Pastor Wandiga is the father of Prof Shem Wandiga, a former deputy Vice-Chancellor, University of Nairobi.

Raila was cheered as he gave the soothing message to ODM supporters, that the peace deal was a truce, and the mission is still alive.

It was reminiscent of Raila’s warning before the referendum, as his relations with Kibaki plummeted to the point of being sacked along with six other ministers, to climb up the mountains because a tsunami was on the way. After he beat the President at the constitutional referendum, he declared he actually meant the killer waves were coming for the other side and he wanted his supporters not to be swept along with them.

Raila insisted at the burial in Kogembo Village, Rachuonyo District, the Grand Coalition was the best option in the circumstances. It ended the wave of killings, dispossession and displacement that followed the announcement of Kibaki’s victory by Mr Samuel Kivuitu.

In his usual streak, he borrowed from his bank of parables and powerful imagery with the constant line being he won the election.

He thanked the Luo and ODM supporters countrywide for giving him overwhelming support at a time his opponents said, "a Luo could not be elected President".

The PM said Kenyans who voted for him had "shamed the angels of doom" who had depicted him as "unelectable" merely because of his tribe. Such people perfected tribalism and hate campaign against his community, the PM said.

"The enemies of democracy had coined a theory that a Luo is unelectable just to bar me from power," said Raila.

The move, he said, forced the country to the brink of war when election results were manipulated because Kenyans had made up their mind to eradicate tribalism, and vote for change.

Raila said his team was focusing on the future, the task of completing the unfinished business, and asked ODM supporters not to relent or feel inferior in the Coalition Government.

The PM said ODM occupies advantageous positions in the Government in readiness for 2012. "We are still looking ahead because tomorrow is another day. Don’t panic thinking you are not in Government because you are in it," the PM said.

He said his Cabinet position was central in the running of the Government and assured ODM followers nothing could happen in the Government without him being consulted.

He said his focus now was to empower the electorate economically through creation of opportunities for investments and a good environment for business.

The Lang’ata MP said he took the mission further during his recent tour of the UK where British Prime Minister Gordon Brown gave him an opportunity to address potential investors.

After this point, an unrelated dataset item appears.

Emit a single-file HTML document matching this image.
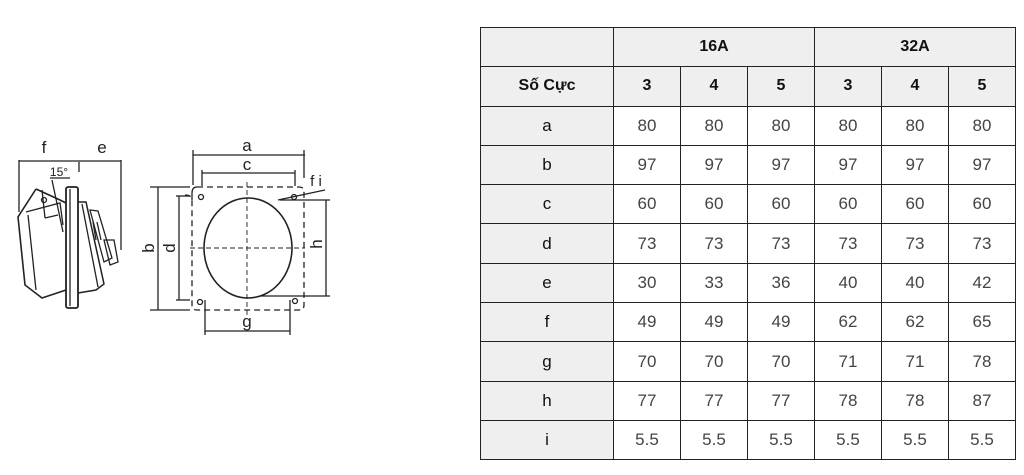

"My colleague gathered for me many investors and I wooed them to our country because what we need most now is investment. I told them Kenya is back on track in many aspects and most of them agreed to come here and invest,’’ Raila added.

Unique moment

In Nairobi Kibaki said the Grand Coalition Government was a unique moment.

"Our unity of purpose provides an opportunity to address the challenges facing the nation," he added. Leaders, he went on, must endeavour to leave a legacy that gives the nation hope.

Kibaki said the spirit of brotherhood that cuts across the political, tribal and religious divide was behind the decision by leaders to form the Grand Coalition Government.

"We must be in the forefront in creating opportunities for our people to prosper and especially the youth who are the majority," said Kibaki.